Although they saw the benefits, Travis worried about going away from home, which had been the only place where he could be himself. Would he lose himself in the process and become reclusive?
Growing up Travis rarely spoke to anyone outside his immediate family, which developed into “selective mutism” as his interactions dwindled. Today this is known as a form of social anxiety, and which he still has but to a lesser degree. He describes himself as quiet, though most others immediately notice the red splotches on his face and the quiver and gasping in his voice when he does speak. They see it as a personality trait – shy or socially awkward – but these fail to address the intensity that surrounds speaking for him. And the success he feels when making progress.
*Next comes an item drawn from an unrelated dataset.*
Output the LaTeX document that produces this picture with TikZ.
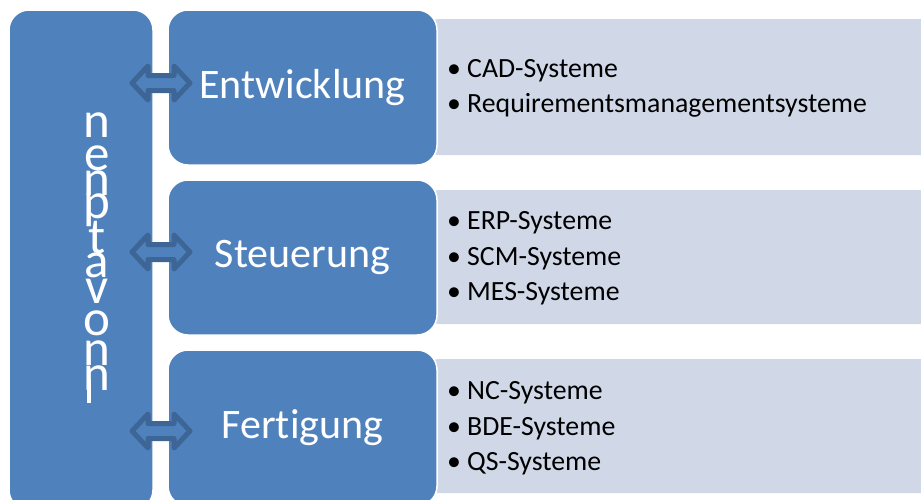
\documentclass[tikz,border=0pt]{standalone}
\usepackage{fontspec}
\setmainfont{Carlito}[Ligatures=NoCommon]
\definecolor{boxblue}{HTML}{4F81BD}
\definecolor{boxgray}{HTML}{D0D8E8}
\definecolor{arrowblue}{HTML}{3D6595}
\tikzset{
  bluebox/.style={fill=boxblue, draw=white, line width=1.5pt, rounded corners=20pt},
  graybox/.style={fill=boxgray, draw=none, rounded corners=20pt},
  biglabel/.style={text=white, font=\fontsize{42}{50}\selectfont, inner sep=0pt},
  vletter/.style={text=white, font=\fontsize{51}{51}\selectfont, inner sep=0pt, anchor=base},
  itemtext/.style={text=black, font=\fontsize{27.8}{33}\selectfont, inner sep=0pt, anchor=base west},
  dblarrow/.style={draw=arrowblue, fill=boxblue, line width=5pt, line join=round}
}
\newcommand{\itm}[1]{\makebox[20pt][l]{•}#1}
\newcommand{\dblarrowpath}[2]{%
  \filldraw[dblarrow] (#1-29,#2) -- (#1-13,#2-17) -- (#1-13,#2-7.5) -- (#1+13,#2-7.5)
    -- (#1+13,#2-17) -- (#1+29,#2) -- (#1+13,#2+17) -- (#1+13,#2+7.5)
    -- (#1-13,#2+7.5) -- (#1-13,#2+17) -- cycle;}
\begin{document}
\begin{tikzpicture}[x=1pt, y=-1pt]
\clip (0,0) rectangle (921,499);
\fill[white] (0,0) rectangle (921,499);
% gray panels
\path[graybox] (420,19) rectangle (960,155);
\path[graybox] (420,190) rectangle (960,324);
\path[graybox] (420,359) rectangle (960,493);
% left bar
\path[bluebox] (9,10) rectangle (153,510);
% middle boxes
\path[bluebox] (168,10) rectangle (437,165);
\path[bluebox] (168,180) rectangle (437,335);
\path[bluebox] (168,350) rectangle (437,506);
\node[biglabel] (ent) at (302.5,87.5) {Entwicklung};
\node[biglabel] (ste) at (302.5,257.5) {Steuerung};
\node[biglabel] (fer) at (302.5,428) {Fertigung};
% vertical letters
\node[vletter] (v1) at (97,137) {n};
\node[vletter] (v2) at (97,170) {e};
\node[vletter] (v3) at (97,195) {n};
\node[vletter] (v4) at (97,218) {p};
\node[vletter] (v5) at (97,253) {t};
\node[vletter] (v6) at (97,277) {a};
\node[vletter] (v7) at (97,303) {v};
\node[vletter] (v8) at (97,335) {o};
\node[vletter] (v9) at (97,365) {n};
\node[vletter] (v10) at (97,390) {n};
\draw[white, line width=4pt] (89,380) -- (89,403);
% arrows
\dblarrowpath{161}{83}
\dblarrowpath{161}{252}
\dblarrowpath{161}{431}
% items
\node[itemtext] (i1) at (447,77) {\itm{CAD-Systeme}};
\node[itemtext] (i2) at (447,112) {\itm{Requirementsmanagementsysteme}};
\node[itemtext] (i3) at (447,229) {\itm{ERP-Systeme}};
\node[itemtext] (i4) at (447,265) {\itm{SCM-Systeme}};
\node[itemtext] (i5) at (447,300) {\itm{MES-Systeme}};
\node[itemtext] (i6) at (447,399) {\itm{NC-Systeme}};
\node[itemtext] (i7) at (447,435) {\itm{BDE-Systeme}};
\node[itemtext] (i8) at (447,470) {\itm{QS-Systeme}};
\end{tikzpicture}
\end{document}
“Other people don’t understand, can’t understand. For almost ten years, I never really spoke to anyone outside of my ‘inner circle.’ Then, in Costa Rica, I talked to someone, really talked to them, for the first time. That night, I fell asleep smiling. It was then that I knew I could make it away from home.”
While others may not have recognized it, Travis found he was progressing by leaps and bounds during his time living with a Costa Rican host family and interning on a HIV/AIDS and tourism project with a non-governmental organization (NGO). He continued to be challenged and grow over the next years of his program: he interned at a newspaper in India, did independent research in China, and finally interned with the U.S. Department of State Public Affairs Section of the U.S. Embassy in Lithuania. All as part of his unique undergraduate degree program.
His time in Lithuania was supported by a U.S. Department of State-sponsored Benjamin A. Gilman Scholarship, and required a lot of adjusting. It was his first experience without other students from his U.S. university, his first experience juggling a 40-hour work week with a full study schedule, and his first time being asked to “make connections” during work-related social functions.
“It’s terrifying and frustrating and, at times humiliating, but it’s precisely for those reasons that it’s so worthwhile. It’s in these moments, I think, that force you into a state of discomfort, that you learn the most about yourself.”
Travis developed a newfound appreciation and understanding for the United States having gained comparative perspectives with other countries and witnessed the U.S. role abroad firsthand. He also says the experiences further helped to accept himself for who he is.
“I’m living life just like everyone else. I just live my life differently. My international exchange experience forced me to become more independent. With social anxiety, it’s easy to become reliant on friends and family. For a long time, they were my voice to the public. Now I am my own voice.”